Technology in Spanish

This is our first GUEST POST from Charley Adams. Thank you to Charley for sharing the program he and Tessa have created both at this conference and on the blog. (If you would like to contribute, let me know!)

From Charley:

It was a kick to present with Tessa at the fall COFLT (Confederation in Oregon for Language Teaching) conference in October. Since we began to develop our own curriculum for 6th, 7th, and 8th grade Spanish four years ago, we’ve developed ideas and identified resources that we felt could be useful to our colleagues from other schools. Thanks to OES’s amazing technology department and the laptop program, many of the most exciting things we’ve done in the last four years are, in one way or another, anchored by technology. We presented to an audience of 40-50 educators, who teach of a range of foreign languages, for a little under an hour. Some had useful tips to add (like uploading pictures to quizlet), while others are just getting started using technology both in and out of the classroom. All (I hope) took away at least one idea that they can use to enhance their teaching.

Google Apps Suite:

Shared documents, from simple vocabulary lists to student-generated visual/virtual flashcards using the presentation format, have opened up a new universe of how we look at our teaching resources. Allowing students to access and submit work electronically saves paper and prevents the “I lost/forgot my homework sheet” excuse. Websites and calendars provide hubs for lots of our class material and student resources, including handouts, lessons, photos, links, and more. Blogs are great for general parent communication (like on language trips!).

Garageband:

Great for creating our own music in Spanish, as well as for recording Spanish dialogues. These are some of the most fun and successful comprehension activities, especially when kids hear teachers of other subjects speaking Spanish.

Jing:

Awesome for on-screen grammar explanations, which kids can access from home whenever they want. Really helpful if students have a hard time recalling the in-class lesson when they sit down to do their homework.

Quia + Quizlet:

Lots of free, ready-to-play games that cover everything from simple vocabulary to complex grammar concepts. We’ve also made our own games on quia through setting up a subscription account. It’s free to set up a quizlet account and make your own vocabulary sets, which students can do easily. They can then share the fruits of their labor with their peers, keep scores if they want, and enjoy easy access and quick practice.

Audio Dropbox:

Excellent free resource from clear.msu.edu that allows students to record their voices online. The teacher streams their recorded answers for evaluation, saving lots of time from the now-outdated method of attaching and downloading audio files.

iMovie and Youtube:

Great for creating and sharing kid-generated movies in Spanish.

Questions I am Living

At the Klingenstein Summer Institute, we talked about “questions I am living.” What I love about this idea is that these are questions that we are constantly seeking answers to. This can feel absurd (and mildy frustrating) for a pragmatic person like myself, but it holds me in the process of living rather than focusing on a finish line.

The Questions I’m Living

1. What is “enough”? When is enough enough?
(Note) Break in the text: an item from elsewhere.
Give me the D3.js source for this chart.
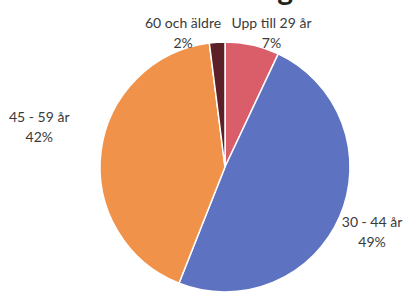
<!DOCTYPE html>
<html lang="sv">
<head>
    <meta charset="UTF-8">
    <title>Åldersfördelning</title>
    <script type="text/javascript" src="https://cdn.jsdelivr.net/npm/d3@7"></script>
    <style>
        body { margin: 0; background: #fff; }
        .labels text {
            font-family: Lato, "Open Sans", sans-serif;
            font-size: 14px;
            fill: #3a3a3a;
        }
        .title {
            font-family: Lato, sans-serif;
            font-weight: bold;
            font-size: 30px;
            fill: #222;
        }
    </style>
</head>
<body>
<svg id="chart" width="403" height="294"></svg>
<script>
    var categories = ["Upp till 29 år", "30 - 44 år", "45 - 59 år", "60 och äldre"];
    var values = [7, 49, 42, 2];
    var colors = ["#d95e69", "#5e72c2", "#f0924a", "#5c2126"];

    // nudges for the labels (Excel pushes them around a bit)
    var nudge = {
        "Upp till 29 år": [12, 15],
        "30 - 44 år": [2, -3],
        "45 - 59 år": [-29, -25],
        "60 och äldre": [-32, 19]
    };

    var svg = d3.select("svg#chart"),
        width = +svg.attr("width"),
        height = +svg.attr("height");

    var cx = 225, cy = 167, radius = 125;

    // title is cut off at the top edge, only the descenders show
    svg.append("text")
        .attr("class", "title")
        .attr("x", 293)
        .attr("y", 0)
        .attr("text-anchor", "end")
        .text("Åldersfördelning");

    var data = categories.map(function (c, i) {
        return {name: c, value: values[i], color: colors[i]};
    });

    var pie = d3.pie()
        .sort(null)
        .value(function (d) { return d.value; });

    var arc = d3.arc().innerRadius(0).outerRadius(radius);
    var labelArc = d3.arc().innerRadius(158).outerRadius(158);

    var g = svg.append("g").attr("transform", "translate(" + cx + "," + cy + ")");

    var arcs = pie(data);

    g.selectAll("path")
        .data(arcs)
        .enter()
        .append("path")
        .attr("d", arc)
        .attr("fill", function (d) { return d.data.color; })
        .attr("stroke", "#fff")
        .attr("stroke-width", 1.5);

    var total = d3.sum(values);

    var labels = g.append("g")
        .attr("class", "labels")
        .selectAll("text")
        .data(arcs)
        .enter()
        .append("text")
        .attr("text-anchor", "middle")
        .attr("transform", function (d) {
            var p = labelArc.centroid(d),
                n = nudge[d.data.name];
            return "translate(" + (p[0] + n[0]) + "," + (p[1] + n[1]) + ")";
        });

    labels.append("tspan")
        .attr("x", 0)
        .attr("y", 0)
        .text(function (d) { return d.data.name; });

    labels.append("tspan")
        .attr("x", 0)
        .attr("y", 20)
        .text(function (d) { return Math.round(d.data.value / total * 100) + "%"; });
</script>
</body>
</html>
Do I give enough love, enough time, enough motivation, enough dedication, enough devotion to my life, my family, my job, myself?

2. How can some things be the same as they have always been and yet the world is always changing?

Adolescents have always rebelled against the institutions of the older generation and the older generation has always grappled with how to guide them.
Technology is changing how we live in this world, yet technology has ALWAYS changed how we live.

Side note: Scott McLeod wrote a great post about the attitude that “We didn’t have technology as a kid and I turned out okay.” I love the way Scott takes buzzwords or phrases that you feel comfortable with and picks apart the embedded issues. Technology has ALWAYS changed how we live. That doesn’t mean all technology is good or better, but it will change, and we need to adapt to it.

The Questions that Guide my Professional Development
For the OES Technology website, I wrote a short version of my educational philsophy, framing it with questions:
1. Why teach?
Learning comes from experiencing new information, skills, emotions, perspectives, connections, and relationships. Being immersed in this process, as a student or as a facilitator, is stimulating, challenging, and rewarding work.
2. Why technology?
Technology situates students (of all ages) in an environment of exploration, connection, creativity, and collaboration, during which learning opportunities are expanded. Additionally, the ubiquity and mobility of devices is changing how we function, learn, and work, and thus learning to navigate this rapidly changing, digital world is imperative.
3. Why middle school?
This is a critical age, when abstract thinking blossoms and perspectives shift; when life habits and values are formed; when capacities for empathy, creativity, and energy explode. The changes I see in students from when they enter as sixth graders to when they leave as eighth graders is a testament to the amazing growth that takes place in a short three years. I am humbled to be a part of the community that guides young people through this formative stage of their life.